The family of Sgt. Elor Azaria, an ID soldier on trial after shooting dead an already-neutralized terrorist in Hebron, managed to raise over NIS 400,000 from the public by Monday morning to fund legal expenses for their son, exceeding their expectations.
Azaria's parents launched a crowdfunding campaign on the website Headstart on Sunday evening and were able to raise their goal of NIS 400,000 and more.
"I turn to you, dear mothers, please help me bring my son home," Azaria's mother Oshra says in a video on the campaign page.
Azaria, who is facing charges of manslaughter, is being represented by four senior attorneys who are experts in cases like his.

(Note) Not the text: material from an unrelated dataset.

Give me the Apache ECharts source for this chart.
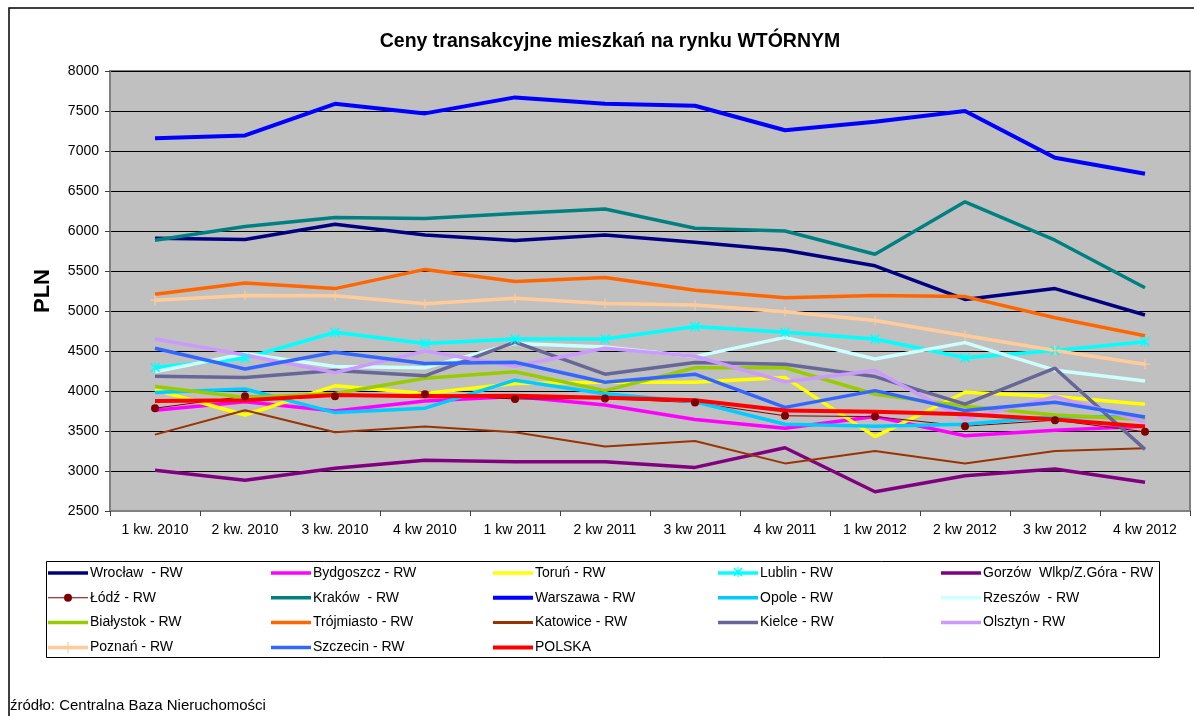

"All of the trial expenses cost a fortune, and in our situation we can't afford it," Charlie, Azaria's father, says in tears in the video.
"We want the truth to come out and for him to come back home. Today it is my son, tomorrow it could be your son, your grandson, your great-grandson," Charlie adds. "How can it be that a soldier who merely went to serve his country is abandoned, and suddenly we're told 'deal with this on your own'?"
Just as in any crowdfunding campaign, each donation is rewarded by a perk. For NIS 50, the donor will receive a certificate of support and appreciation from the family. Those giving NIS 100 will get a personal letter of thanks from the Azaria family.
For NIS 200, the donor will receive a T-Shirt that says "All for one, Am Israel Chai," while a NIS 300 donation will reward the contributor with the T-Shirt as well as a certificate of appreciation.
Those who donate NIS 500 will get a tour of the Channel 20 studios and a lecture on the media, a NIS 10,000 donation will get the contributor a parlor meeting in his home and a lecture on the media.
Azaria's trial has been ongoing for several weeks at a military court. His defense team is led by Eyal Besserglick, an expert on criminal law, and Ilan Katrz, the former Deputy to the Military Advocate General. Other members of the team include Karmit Shahiber and Binyamin Malka.
The lawyers did not object to the campaign. "How the family raises money is their own business," said Besserglick. "Anything that can help fund the expenses is good. The defense has a lot of expenses—fees for professional services, expert witnesses, consultations over legal opinions, even photocopying expenses. This is an intensive case that has five people just from my office working on 24/7, and of course there were clients I had to reject because of it. The pace is crazy. In such a trial, you are usually given about half a year to present evidence, but in this trial we were given a week."